7. Relationship to Other Agreements. This Agreement, the Exhibits attached hereto, the agreements specifically incorporated herein and the Equity Plan are the entire agreement and understanding of the parties hereto with respect to the matters covered herein and supersedes all prior or contemporaneous negotiations, commitments, agreements and writings with respect to the subject matter hereof, all such other negotiations, commitments, agreements and writings shall have no further force or effect, and the parties to any such other negotiation, commitment, agreement or writing shall have no further rights or obligations thereunder.
8. Nature of Payments. All payments to you under this Agreement shall be considered either payments in consideration of your continued service to the Company or severance payments in consideration of your past service to the Company.
9. Validity. The invalidity or unenforceability of any provision of this Agreement shall not affect the validity or enforceability of any other provision of this Agreement, which shall remain in full force and effect.
10. Countermarks. This Agreement may be executed in several counterparts, each of which shall be deemed to be an original but all of which together will constitute one and the same instrument.

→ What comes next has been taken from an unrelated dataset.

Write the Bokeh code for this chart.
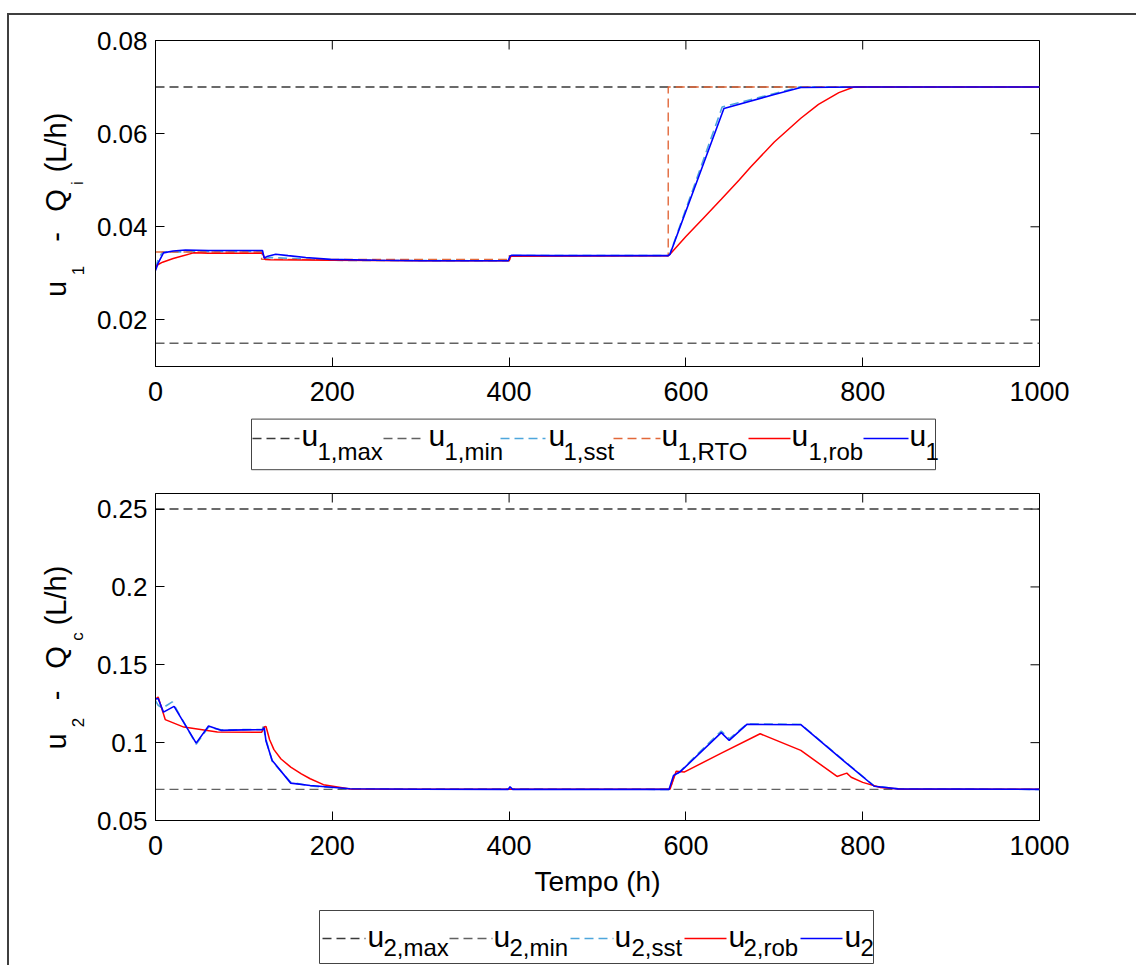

11. Notice. Any purported termination of your employment by the Company or by you shall be communicated to the other party by a Notice of Termination. A Notice of Termination shall indicate the specific termination provision in this Agreement relied upon and shall set forth in reasonable detail the facts and circumstances claimed to provide a basis for termination of your employment under the provision so indicated. For the purpose of this Agreement, notices and all other communications provided for in the Agreement shall be in writing and shall be deemed to have been duly given when delivered or mailed by United States registered mail, return receipt requested, postage prepaid, addressed to the respective addresses set forth below, provided that all notices to the Company shall be directed to the attention of the Board with a copy to the Secretary of the Company or to such other address as either party may have furnished to the other in writing in accordance herewith, except that notice of change of address shall be effective only upon receipt.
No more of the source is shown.